US Central Bank Gave Investors Early Comfort
Unlike two years ago, fast assurances helped markets to stabilize without tons of quick cash
MARKET investors knew over the weekend that Federal Reserve Board chairman Alan Greenspan would open up the government's purse to any floundering Wall Street firms. Fed officials had so indicated. When the stock market plunged in October 1987, the Federal Reserve Board waited until after the debacle before making it clear it would be the lender of last resort.
What a difference two years make. Instead of continuing on a dizzy dip downward, the stock markets stabilized early this week - without a lot of actual cash from the nation's central banker. Only takeover stocks were tippy.
``Basically, what the Fed did was commendable,'' says Alan Meltzer, a frequent critic of the central bank and an economist at Carnegie Mellon University.
The Fed provided the comfort that it would not allow the financial system to unravel. During the market plunge of fall 1987, several Wall Street firms had trouble obtaining credit immediately after the crash. And during the great crash of 1929, many banks and brokerage houses withered because they were unable to obtain capital.
This past weekend, however, top officials were determined not to let that happen. Top administration official as well as Mr. Greenspan called Wall Street leaders to assure them funds would be forthcoming as needed. At the same time, Federal Reserve Board officials contacted other central bankers to be sure there was no misunderstanding about the bank's intentions. Lyle Gramley, a former Fed governor, says the central bank brought in its staff on Sunday to watch trading on overseas markets.
Then, on Monday, the Fed actually injected a small amount of funds into the financial world, resulting in interest rates being nudged downward slightly. But as Paul Kasriel, a former Fed economist now at Northern Trust Company, quips, ``It's more of an open-mouth policy than an open-market policy.'' [Small investors are still shy, Page 9.]
In some ways the Fed had little choice - because of inflation. Last Friday the government reported Producer Prices surged 0.9 percent and retail sales rose 0.5 percent. Tomorrow, the government will report the September Consumer Price Index. ``It's likely to be a difficult number for the government,'' says Brian Fabbri, chief economist for Midland Montagu, an investment bank.
Few economists expect the Fed to change its policies anytime soon. Mr.
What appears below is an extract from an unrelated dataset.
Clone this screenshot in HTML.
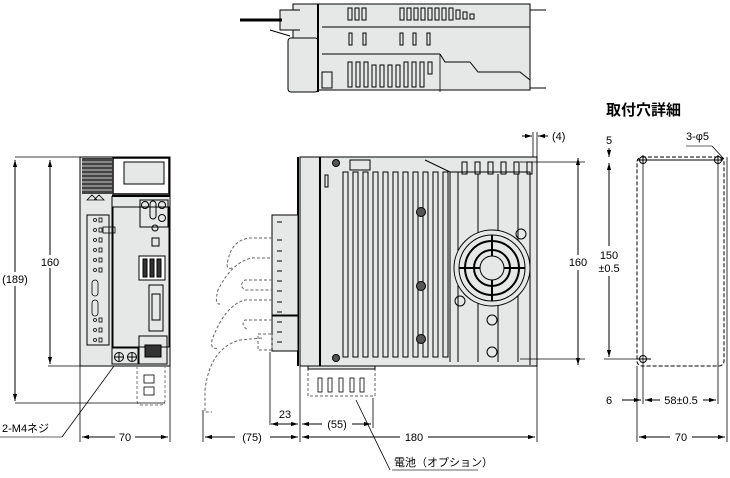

Meltzer of Carnegie Mellon says it would be a mistake for the Fed to begin easing too quickly. ``We have to get inflation down to zero without too much pain,'' he says.
Traders generally believe this is Greenspan's plan. ``I don't think the Fed is kidding about inflation,'' says Patrick Parcells, a trader and vice president at Credit Commercial de France.
However, Martin Feldstein, a former chairman of the Council of Economic Advisers (CEA), says the Fed should begin to ease rates now. ``Prior to the stock market crash my view was that there was a case for some small Fed easing to offset the effects of a very high dollar - not to drive the dollar down as such but to balance the fact the dollar is so strong we are likely to have weak maybe even negative exports,'' says Mr. Feldstein, a professor at Harvard University.
The Federal Reserve Board got a better idea of the impact of the stronger dollar on the trade deficit yesterday when the government reported the August merchandise trade numbers. Shearson Lehman Hutton Inc. had estimated this deficit swelled to $9 billion, up from $7.6 billion in July.
A generally weaker economy may give the Fed leeway to relax rates. Although few economists expect a full-blown recession anytime soon, most agree that the industrial sector - especially the auto industry - is pinched. ``If you loosen interest rates now, I doubt the economy will take off like a rocket,'' says Mr. Gramley, now the chief economist at the Mortgage Bankers Association in Washington.
Michael Boskin, CEA's current chairman, says the administration expects only 2 percent real economic growth over the next few quarters. ``We expect a rebound in 1990,'' Mr. Boskin said on Monday at a conference. In contrast, the economy was actually too wound up in the fall of 1987.
For the economy to rebound now, it will need more money. The growth rate of the monetary base - the nation's cash, checking and savings accounts - so far this year is about 3 percent. This would be the low side of the Fed's target of 3 to 5 percent annual growth. The White House has already expressed its frustration with the Fed.
There were, however, no critics of the Fed's actions on Monday when it faced a stock market strained by the drop of 190.58 points on the previous Friday. At about 11:40 a.m. on Monday the Fed injected a small amount of reserves into the marketplace. The Fed did this by purchasing government securities from member banks. The Fed then gave the banks a credit which can be used to satisfy reserve requirements. ``It was a message - the Fed was just saying, `we're here,''' says Fabbri.